CRÔNICA - Joel Cintra Borges

O ouvinte

Por: Joel Cintra Borges | Categoria: Acidente | 04-12-2017 13:12 | 4069
Foto: Reprodução

Anton Tchekhov, escritor russo dos mais importantes, nasceu em 1860 e morreu no ano de 1904. De estilo realista, dando tanta ou mais importância ao fundo que ao próprio enredo, dedicou-se mais aos contos, nos quais descreveu, ora com o mais fino humor, ora com a mais profunda angústia, os últimos anos do czarismo na Rússia. É de sua autoria o conto "Angústia", que tem como subtítulo : A quem comunicar a minha tristeza?, do qual faremos um breve resumo, devido à grande importância da ideia que ele encerra.
Em uma cidade gelada da Rússia do século XIX, Jonas Potapof era cocheiro de trenó, vivendo de transportar pessoas de um local para outro, como fazem hoje os táxis. Cabeça baixa, muita neve no chapéu e no paletó, ele esperava por um freguês. Mas, não esperava contente como de hábito. Ao contrário, estava extremamente triste, porque havia perdido seu único filho, já moço
A história mostra as tentativas que ele faz de falar sobre a morte do filho com os sucessivos fregueses que tomam assento em seu veículo de deslizar sobre a neve, ou gelo, e com um companheiro de quarto na hospedaria à qual se recolhe à noite.
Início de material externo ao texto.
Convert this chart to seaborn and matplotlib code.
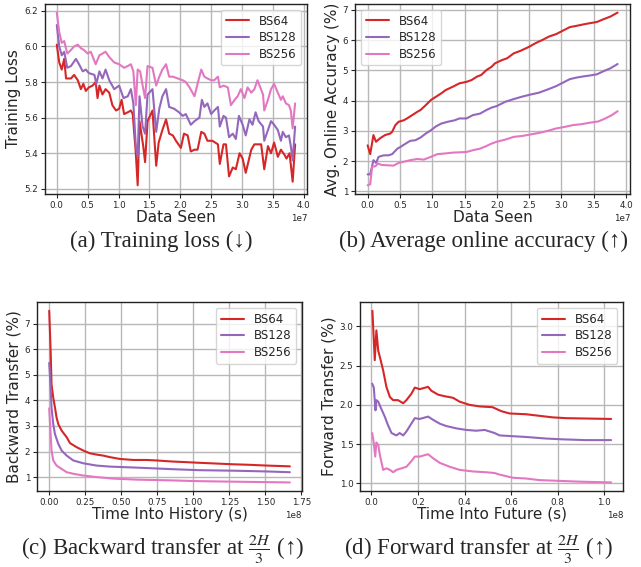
import matplotlib
matplotlib.use("Agg")
import matplotlib.pyplot as plt
from matplotlib.ticker import MultipleLocator
import seaborn as sns
import pandas as pd

# batch sizes and colours
batches = ["BS64", "BS128", "BS256"]
colors = ["#d62728", "#9467bd", "#e377c2"]

# (a) training loss, x in units of 1e7 samples
loss_x_64 = [0.00, 0.04, 0.08, 0.12, 0.15, 0.23, 0.28, 0.34, 0.39, 0.43, 0.47, 0.52, 0.58, 0.63, 0.66,
             0.69, 0.74, 0.79, 0.85, 0.90, 0.96, 1.01, 1.05, 1.09, 1.15, 1.20, 1.23, 1.28, 1.31, 1.34,
             1.40, 1.43, 1.47, 1.55, 1.61, 1.65, 1.71, 1.77, 1.82, 1.88, 1.93, 2.01, 2.06, 2.12, 2.17,
             2.23, 2.28, 2.34, 2.39, 2.44, 2.52, 2.61, 2.64, 2.70, 2.74, 2.79, 2.85, 2.90, 2.96, 3.01,
             3.06, 3.15, 3.20, 3.25, 3.31, 3.36, 3.42, 3.47, 3.52, 3.58, 3.63, 3.69, 3.72, 3.77, 3.82, 3.86]
loss_y_64 = [6.01, 5.91, 5.87, 5.93, 5.82, 5.82, 5.84, 5.81, 5.76, 5.79, 5.75, 5.77, 5.78, 5.80, 5.71,
             5.78, 5.73, 5.76, 5.74, 5.67, 5.64, 5.65, 5.70, 5.62, 5.63, 5.64, 5.62, 5.40, 5.22, 5.58,
             5.44, 5.35, 5.58, 5.64, 5.33, 5.46, 5.53, 5.59, 5.51, 5.50, 5.47, 5.43, 5.51, 5.50, 5.41,
             5.42, 5.42, 5.52, 5.51, 5.47, 5.47, 5.45, 5.34, 5.45, 5.45, 5.27, 5.32, 5.31, 5.40, 5.37,
             5.29, 5.42, 5.45, 5.45, 5.45, 5.31, 5.44, 5.40, 5.46, 5.38, 5.42, 5.39, 5.37, 5.40, 5.24, 5.45]
loss_x_128 = [0.00, 0.04, 0.08, 0.12, 0.17, 0.23, 0.31, 0.36, 0.42, 0.47, 0.52, 0.61, 0.64, 0.69, 0.74,
              0.79, 0.85, 0.93, 1.01, 1.08, 1.15, 1.20, 1.24, 1.28, 1.31, 1.34, 1.39, 1.43, 1.47, 1.55,
              1.61, 1.66, 1.71, 1.77, 1.82, 1.90, 1.98, 2.04, 2.09, 2.17, 2.23, 2.31, 2.35, 2.39, 2.44,
              2.50, 2.55, 2.61, 2.64, 2.70, 2.74, 2.79, 2.85, 2.90, 2.95, 3.01, 3.06, 3.12, 3.17, 3.22,
              3.27, 3.34, 3.36, 3.42, 3.47, 3.52, 3.58, 3.63, 3.66, 3.71, 3.76, 3.79, 3.82, 3.86]
loss_y_128 = [6.12, 6.00, 5.95, 5.97, 5.88, 5.89, 5.93, 5.90, 5.86, 5.87, 5.85, 5.84, 5.79, 5.86, 5.82,
              5.87, 5.81, 5.76, 5.78, 5.71, 5.72, 5.76, 5.68, 5.44, 5.38, 5.72, 5.55, 5.51, 5.73, 5.76,
              5.52, 5.65, 5.72, 5.76, 5.66, 5.65, 5.63, 5.61, 5.62, 5.56, 5.58, 5.60, 5.70, 5.66, 5.68,
              5.62, 5.64, 5.66, 5.55, 5.61, 5.60, 5.49, 5.51, 5.48, 5.61, 5.56, 5.50, 5.59, 5.56, 5.63,
              5.58, 5.55, 5.47, 5.53, 5.58, 5.56, 5.53, 5.47, 5.52, 5.49, 5.50, 5.44, 5.36, 5.55]
loss_x_256 = [0.00, 0.04, 0.08, 0.12, 0.17, 0.23, 0.28, 0.34, 0.39, 0.44, 0.50, 0.55, 0.63, 0.69, 0.74,
              0.79, 0.85, 0.93, 1.01, 1.09, 1.15, 1.20, 1.24, 1.28, 1.31, 1.35, 1.39, 1.43, 1.47, 1.55,
              1.61, 1.66, 1.71, 1.77, 1.82, 1.88, 1.96, 2.04, 2.09, 2.15, 2.23, 2.28, 2.34, 2.39, 2.44,
              2.50, 2.55, 2.61, 2.64, 2.70, 2.77, 2.82, 2.88, 2.93, 2.98, 3.04, 3.09, 3.15, 3.20, 3.25,
              3.34, 3.36, 3.42, 3.47, 3.52, 3.58, 3.63, 3.66, 3.71, 3.76, 3.79, 3.82, 3.86]
loss_y_256 = [6.19, 6.08, 6.02, 6.03, 5.96, 5.98, 6.00, 6.01, 5.99, 5.98, 5.96, 5.97, 5.90, 5.95, 5.96,
              5.97, 5.94, 5.91, 5.90, 5.88, 5.89, 5.90, 5.86, 5.67, 5.87, 5.86, 5.78, 5.71, 5.89, 5.88,
              5.78, 5.83, 5.87, 5.90, 5.83, 5.83, 5.82, 5.81, 5.80, 5.77, 5.72, 5.79, 5.87, 5.83, 5.82,
              5.81, 5.81, 5.83, 5.77, 5.78, 5.77, 5.67, 5.70, 5.72, 5.76, 5.71, 5.77, 5.74, 5.76, 5.81,
              5.73, 5.64, 5.70, 5.76, 5.79, 5.74, 5.70, 5.72, 5.68, 5.67, 5.64, 5.54, 5.68]

# (b) average online accuracy (%), x in units of 1e7
acc_x_64 = [0.00, 0.04, 0.09, 0.13, 0.19, 0.27, 0.35, 0.38, 0.43, 0.48, 0.56, 0.61, 0.69, 0.77, 0.82,
            0.90, 0.98, 1.06, 1.14, 1.21, 1.32, 1.42, 1.53, 1.61, 1.69, 1.76, 1.84, 1.92, 1.97, 2.08,
            2.16, 2.26, 2.37, 2.50, 2.60, 2.71, 2.81, 2.92, 3.02, 3.13, 3.23, 3.34, 3.44, 3.55, 3.65,
            3.76, 3.87]
acc_y_64 = [2.52, 2.23, 2.86, 2.64, 2.75, 2.86, 2.91, 2.97, 3.19, 3.30, 3.35, 3.41, 3.52, 3.63, 3.69,
            3.85, 4.02, 4.13, 4.24, 4.35, 4.46, 4.57, 4.62, 4.68, 4.79, 4.85, 5.01, 5.12, 5.23, 5.34,
            5.40, 5.56, 5.65, 5.78, 5.90, 6.01, 6.12, 6.20, 6.31, 6.43, 6.47, 6.52, 6.56, 6.60, 6.69,
            6.78, 6.91]
acc_x_128 = [0.00, 0.04, 0.09, 0.13, 0.17, 0.25, 0.32, 0.38, 0.46, 0.51, 0.59, 0.66, 0.74, 0.82, 0.90,
             0.98, 1.06, 1.14, 1.24, 1.35, 1.42, 1.53, 1.63, 1.74, 1.84, 1.92, 2.00, 2.13, 2.26, 2.39,
             2.52, 2.65, 2.79, 2.92, 3.02, 3.13, 3.23, 3.34, 3.44, 3.55, 3.65, 3.76, 3.87]
acc_y_128 = [1.56, 1.56, 2.03, 1.94, 2.14, 2.19, 2.19, 2.23, 2.41, 2.47, 2.58, 2.67, 2.69, 2.78, 2.91,
             3.02, 3.15, 3.24, 3.30, 3.35, 3.41, 3.41, 3.52, 3.57, 3.69, 3.77, 3.82, 3.96, 4.05, 4.13,
             4.20, 4.26, 4.37, 4.48, 4.59, 4.71, 4.76, 4.80, 4.83, 4.87, 4.97, 5.07, 5.21]
acc_x_256 = [0.00, 0.04, 0.07, 0.12, 0.16, 0.22, 0.32, 0.40, 0.48, 0.56, 0.66, 0.77, 0.87, 0.98, 1.08,
             1.19, 1.32, 1.42, 1.53, 1.63, 1.74, 1.84, 1.92, 2.00, 2.13, 2.26, 2.39, 2.52, 2.65, 2.79,
             2.92, 3.05, 3.18, 3.31, 3.44, 3.57, 3.68, 3.78, 3.87]
acc_y_256 = [1.20, 1.23, 1.81, 1.83, 1.92, 1.87, 1.86, 1.85, 1.94, 1.98, 2.03, 2.07, 2.05, 2.14, 2.23,
             2.25, 2.28, 2.29, 2.30, 2.36, 2.41, 2.50, 2.58, 2.64, 2.71, 2.80, 2.83, 2.88, 2.93, 3.00,
             3.08, 3.13, 3.19, 3.22, 3.27, 3.31, 3.41, 3.52, 3.65]

# (c) backward transfer (%), x in units of 1e8 s
bwt_x_64 = [0.002, 0.012, 0.018, 0.030, 0.042, 0.053, 0.065, 0.088, 0.123, 0.146, 0.192, 0.238, 0.284,
            0.331, 0.377, 0.423, 0.492, 0.585, 0.677, 0.747, 0.851, 0.93, 1.04, 1.16, 1.28, 1.39, 1.51, 1.67]
bwt_y_64 = [7.51, 5.92, 4.63, 4.11, 3.72, 3.33, 3.07, 2.82, 2.56, 2.33, 2.17, 2.04, 1.93,
            1.88, 1.84, 1.78, 1.71, 1.67, 1.67, 1.65, 1.61, 1.59, 1.56, 1.53, 1.50, 1.48, 1.45, 1.42]
bwt_x_128 = [0.002, 0.012, 0.018, 0.030, 0.042, 0.065, 0.088, 0.123, 0.169, 0.238, 0.331, 0.423, 0.515,
             0.654, 0.851, 1.04, 1.28, 1.51, 1.67]
bwt_y_128 = [5.47, 4.50, 3.72, 3.07, 2.68, 2.30, 2.04, 1.84, 1.65, 1.54, 1.45, 1.41, 1.39,
             1.36, 1.31, 1.27, 1.25, 1.22, 1.19]
bwt_x_256 = [0.002, 0.012, 0.018, 0.030, 0.053, 0.088, 0.123, 0.169, 0.238, 0.331, 0.446, 0.608, 0.851,
             1.04, 1.28, 1.67]
bwt_y_256 = [3.69, 2.68, 2.04, 1.65, 1.45, 1.32, 1.19, 1.13, 1.06, 1.00, 0.94, 0.90, 0.87,
             0.84, 0.82, 0.79]

# (d) forward transfer (%), x in units of 1e8 s
fwt_x_64 = [0.004, 0.014, 0.021, 0.029, 0.036, 0.050, 0.064, 0.079, 0.093, 0.114, 0.136, 0.150, 0.171,
            0.186, 0.207, 0.243, 0.257, 0.286, 0.314, 0.350, 0.379, 0.421, 0.464, 0.520, 0.557, 0.593,
            0.664, 0.721, 0.779, 0.836, 1.029]
fwt_y_64 = [3.20, 2.57, 2.95, 2.69, 2.61, 2.44, 2.23, 2.10, 2.06, 2.06, 2.02, 2.06, 2.14,
            2.22, 2.20, 2.23, 2.18, 2.13, 2.11, 2.09, 2.04, 2.00, 1.98, 1.97, 1.92, 1.89,
            1.88, 1.86, 1.84, 1.83, 1.82]
fwt_x_128 = [0.003, 0.010, 0.017, 0.021, 0.029, 0.039, 0.057, 0.071, 0.086, 0.107, 0.121, 0.136, 0.150,
             0.171, 0.186, 0.207, 0.243, 0.264, 0.293, 0.321, 0.364, 0.407, 0.450, 0.486, 0.529, 0.550,
             0.607, 0.664, 0.750, 0.820, 0.920, 1.029]
fwt_y_128 = [2.27, 2.22, 1.93, 2.06, 2.04, 1.97, 1.85, 1.74, 1.64, 1.61, 1.64, 1.61, 1.66,
             1.76, 1.83, 1.82, 1.85, 1.81, 1.76, 1.73, 1.70, 1.68, 1.67, 1.68, 1.64, 1.61,
             1.60, 1.59, 1.57, 1.56, 1.55, 1.55]
fwt_x_256 = [0.003, 0.010, 0.016, 0.021, 0.029, 0.036, 0.050, 0.064, 0.079, 0.093, 0.107, 0.129, 0.150,
             0.171, 0.186, 0.207, 0.243, 0.264, 0.293, 0.336, 0.379, 0.436, 0.493, 0.529, 0.550, 0.607,
             0.664, 0.721, 0.807, 0.893, 1.029]
fwt_y_256 = [1.64, 1.51, 1.34, 1.52, 1.49, 1.36, 1.17, 1.19, 1.17, 1.14, 1.17, 1.19, 1.21,
             1.28, 1.34, 1.34, 1.37, 1.32, 1.26, 1.21, 1.17, 1.15, 1.14, 1.13, 1.11, 1.07,
             1.06, 1.04, 1.03, 1.02, 1.01]


def make_frame(xs, ys, scale):
    parts = []
    for name, x, y in zip(batches, xs, ys):
        parts.append(pd.DataFrame({"x": [v * scale for v in x], "y": y, "Batch": name}))
    return pd.concat(parts, ignore_index=True)


sns.set_style("ticks")
plt.rcParams["font.family"] = ["DejaVu Sans"]
plt.rcParams["mathtext.fontset"] = "stix"

fig = plt.figure(figsize=(6.41, 5.67), dpi=100)
axes = [
    fig.add_axes([0.070, 0.658, 0.409, 0.335]),
    fig.add_axes([0.554, 0.658, 0.429, 0.335]),
    fig.add_axes([0.058, 0.134, 0.413, 0.333]),
    fig.add_axes([0.562, 0.134, 0.410, 0.333]),
]

panels = [
    (make_frame([loss_x_64, loss_x_128, loss_x_256], [loss_y_64, loss_y_128, loss_y_256], 1e7),
     "Data Seen", "Training Loss", "upper right", 0.5e7),
    (make_frame([acc_x_64, acc_x_128, acc_x_256], [acc_y_64, acc_y_128, acc_y_256], 1e7),
     "Data Seen", "Avg. Online Accuracy (%)", "upper left", 0.5e7),
    (make_frame([bwt_x_64, bwt_x_128, bwt_x_256], [bwt_y_64, bwt_y_128, bwt_y_256], 1e8),
     "Time Into History (s)", "Backward Transfer (%)", "upper right", 0.25e8),
    (make_frame([fwt_x_64, fwt_x_128, fwt_x_256], [fwt_y_64, fwt_y_128, fwt_y_256], 1e8),
     "Time Into Future (s)", "Forward Transfer (%)", "upper right", 0.2e8),
]

for ax, (df, xlabel, ylabel, loc, xstep) in zip(axes, panels):
    sns.lineplot(data=df, x="x", y="y", hue="Batch", hue_order=batches,
                 palette=colors, linewidth=1.5, ax=ax)
    ax.xaxis.set_major_locator(MultipleLocator(xstep))
    ax.grid(True, color="#b8b8b8", linewidth=1.0)
    ax.set_axisbelow(True)
    for s in ax.spines.values():
        s.set_color("#222222")
        s.set_linewidth(1.0)
    ax.tick_params(labelsize=6.3, length=3, width=0.8, pad=2)
    ax.xaxis.get_offset_text().set_fontsize(6.3)
    ax.set_xlabel(xlabel, fontsize=11, labelpad=0)
    ax.set_ylabel(ylabel, fontsize=11, labelpad=2)
    sns.move_legend(ax, loc, title=None, fontsize=8.5, frameon=True,
                    handlelength=2.0, borderpad=0.4, labelspacing=0.3)

cap = dict(fontsize=16.5, family=["Liberation Serif", "DejaVu Serif"], ha="center", va="baseline")
up = " (\u2191)"
fig.text(0.251, 0.565, "(a) Training loss (\u2193)", **cap)
fig.text(0.754, 0.565, "(b) Average online accuracy" + up, **cap)
fig.text(0.2535, 0.022, "(c) Backward transfer at $\\frac{2H}{3}$" + up, **cap)
fig.text(0.746, 0.022, "(d) Forward transfer at $\\frac{2H}{3}$" + up, **cap)

fig.savefig("out.png", dpi=100)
Ninguém ao menos presta atenção em seu desespero por verbalizar o sofrimento que o corrói por dentro.Deitado na cama humilde do hotel onde passaria a noite, insone, ele se preocupa com seu cavalo. Será que está bem? Será que comeu alguma coisa? Para se certificar, desce à baia. Vê que está tranquilo, que já se alimentou. Nota também que o animal o fita com uns olhos diferentes, como se quisesse dizer alguma coisa, ou ouvir.
De mansinho, ele começa a contar sua história. A falar da febre que acometeu Cosme Jonitch, seu filho. De como morreu, os cuidados que teve com ele. Do enterro e da dor que sentira ao voltar sozinho paracasa. Tudo, tim-tim por tim-tim. E nessa noite, depois de muitos dias de insônia, Jonas Potapof consegue dormir um sono tranquilo. 
Esse conto põe em relevo algo extremamente importante, que parece simples, mas que pouca gente sabe fazer: ouvir. Muitas vezes o que nossa filha, filho, esposa ou amigo, desejam é que os escutemos com atenção. De preferência sem interrupções, mas com interesse, sentindo cada palavra. E cá estamos nós prontos a escutar... não mais que três minutos! Prontos a dar conselhos, a contar fatos parecidos que aconteceram conosco...
Já vimos muitos anúncios de cursos de oratória, de dicção, mas nunca o imensamente importante curso de audição, de paciência com pessoas que querem apenas desabafar, falarem de seus erros, colocarem sons em sua dor.